The film touches on themes of desperation, hope, and resilience. How do you envision these themes resonating with viewers, especially those who may not be familiar with Marc-Antoine’s story?

So far, my experience with the audience has been truly moving. I believe that there are many people, of all ages, from various countries and diverse cultures, who connect with this story because they’ve encountered young individuals like Marc, or have even walked in his shoes in some way. Youth and the feeling of growing up while grappling with a sense of being misunderstood are quite common and universal experiences, irrespective of the language one speaks.

“INVINCIBLE” has qualified for consideration for the 2024 OSCARS®. How does it feel to have your work recognized at such a prestigious level, and what impact do you hope it will have on the audience?

It takes a long time to make a film and you truly never know if it’ll be selected for a film festival. So, it all feels quite surreal, to be honest. I’m taking it one step at a time, fully aware that the path to an Oscar nomination is a long and unpredictable one. We’ll see how things play out, but I’m deeply humbled to be among the qualified films. My genuine hope is that the film will continue to resonate with audiences as it forges ahead—a hope that it becomes a catalyst for meaningful dialogues on pressing issues, such as the mental well-being of children and teenagers.

The film’s delicate and emotive storytelling is complemented by its visual style. Can you discuss the creative decisions made in terms of cinematography and direction to convey the emotional depth of the narrative?

We owe a big thanks to my cinematographer, Alexandre Nour, for this. Alex and I have been working together for almost 6 or 7 years, perhaps even longer. He’s not just a colleague; he’s a close friend and my go-to collaborator. It’s quite likely that most of the projects you’ve featured were also his work. We share a deep understanding of each other’s ideas and sensibilities.

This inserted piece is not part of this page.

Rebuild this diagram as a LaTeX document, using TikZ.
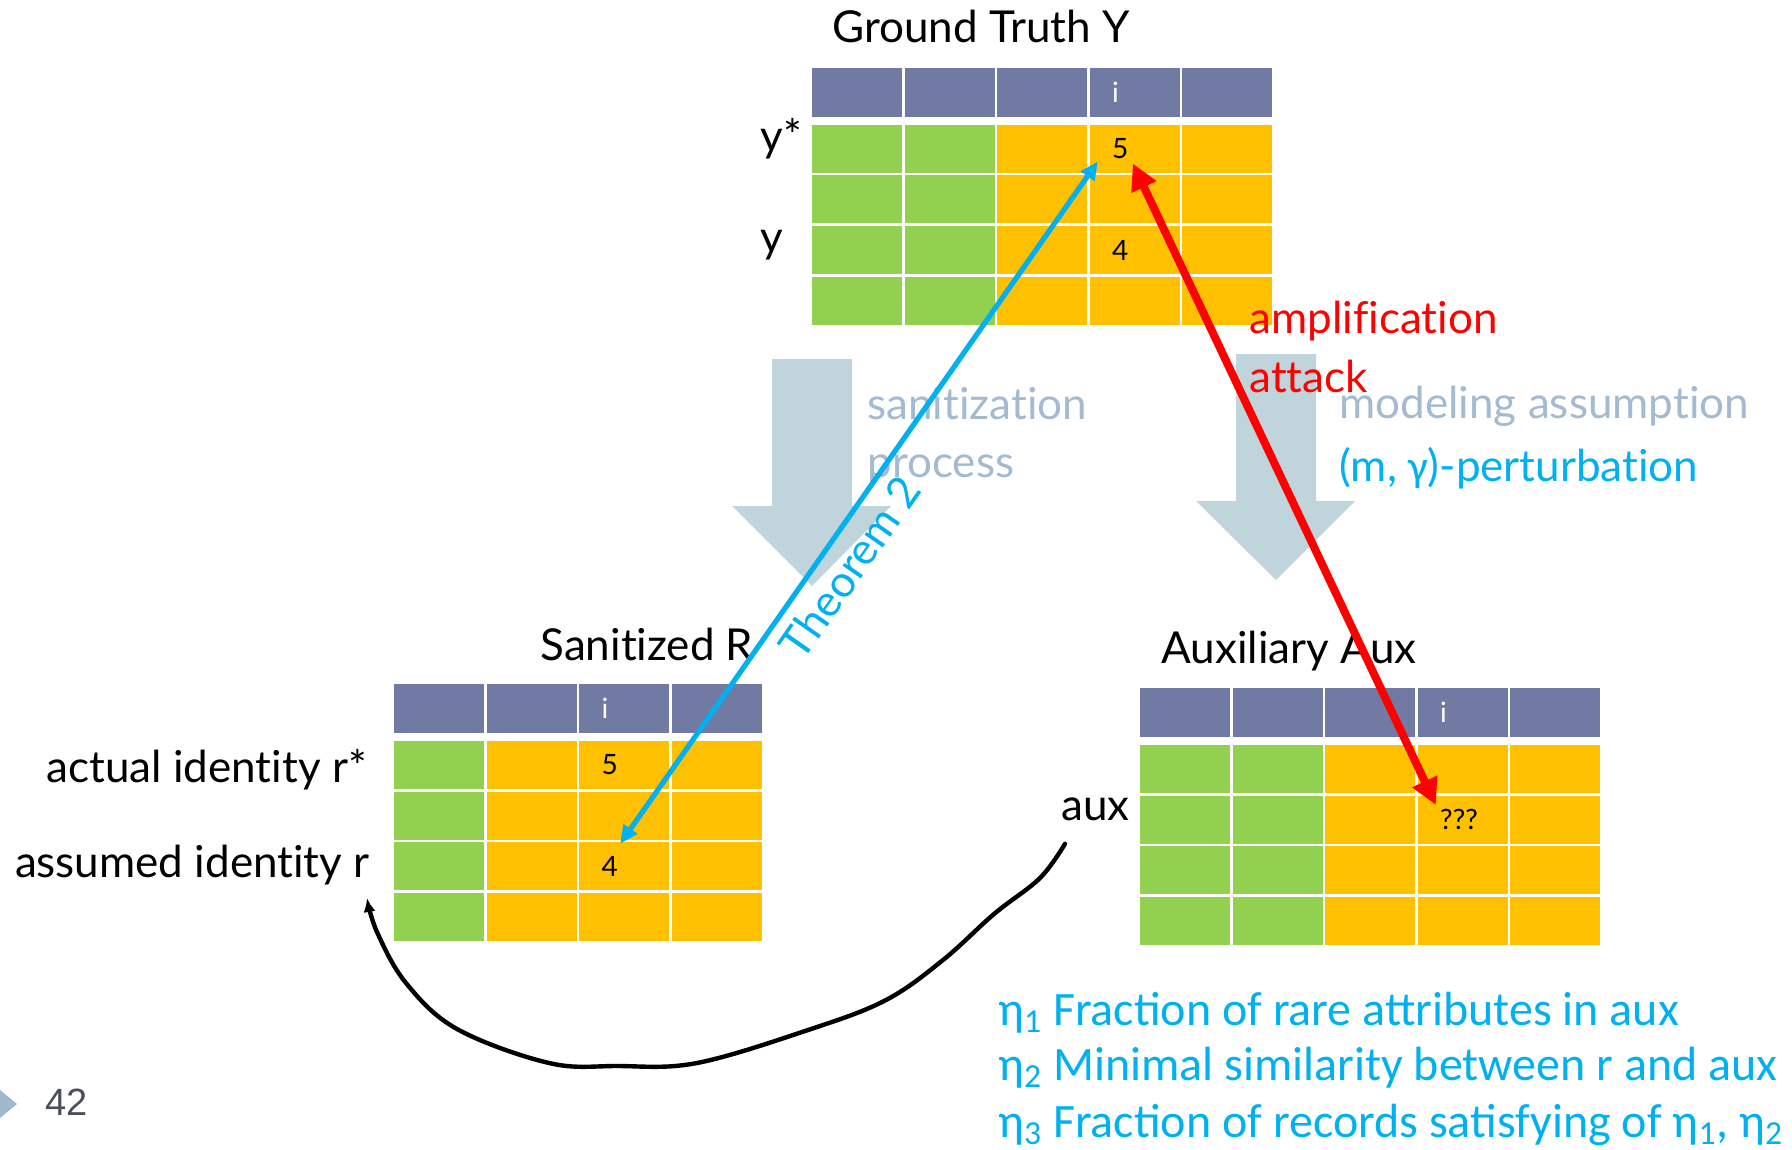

This project marks our return to short filmmaking since our school days, and we took our time with pre-production and research to craft the visual style. We aimed for an unhurried feel, avoiding an overly aggressive handheld camera approach, with a primary focus on character performance. Our goal was to achieve a realistic, contemplative look where lighting, or its absence, played a significant role. As for colors, they directly mirrored Marc’s emotions. When he was outside the juvenile center, we emphasized warm, comforting tones, but when he was inside, we strived to create a claustrophobic effect using darker and colder colors.

The film comes from a long line of successful short films from Québec, like Jeremy Comte’s “Fauve”, Marianne Farley’s “Marguerite” and “Frimas”, and Meryam Joobeur’s “Brotherhood”, just to name a few. In your opinion, what is it commonalty about these films that makes them so successful internationally?

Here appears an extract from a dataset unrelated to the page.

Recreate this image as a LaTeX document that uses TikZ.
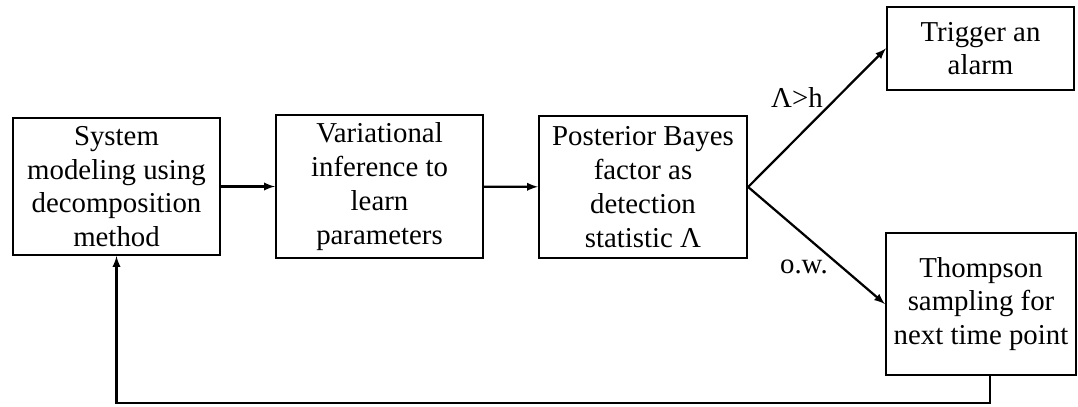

It’s hard to say, but I believe Quebec has a vibrant film culture, and, in fact, a strong artistic culture overall. People here know each other, they support and encourage one another. There’s a thriving short film community, and a lot of credit goes to Danny Lennon’s ‘Gala Prends Ça Court.’ The language, perhaps, plays a significant role too. We’re a bit isolated in Quebec, being one of the few places in North America where French is the primary language. This isolation has fostered a distinct and unique culture with its own character.

Also, thank you so much for taking the time to ask me these questions and for your interest in the movie!

Thank you Vincent, it’s been our absolute pleasure and honour to be able to dive deeper into your film with you. Your work always stands out in its own unique ways, and we can’t wait to see what you got up your sleeve next!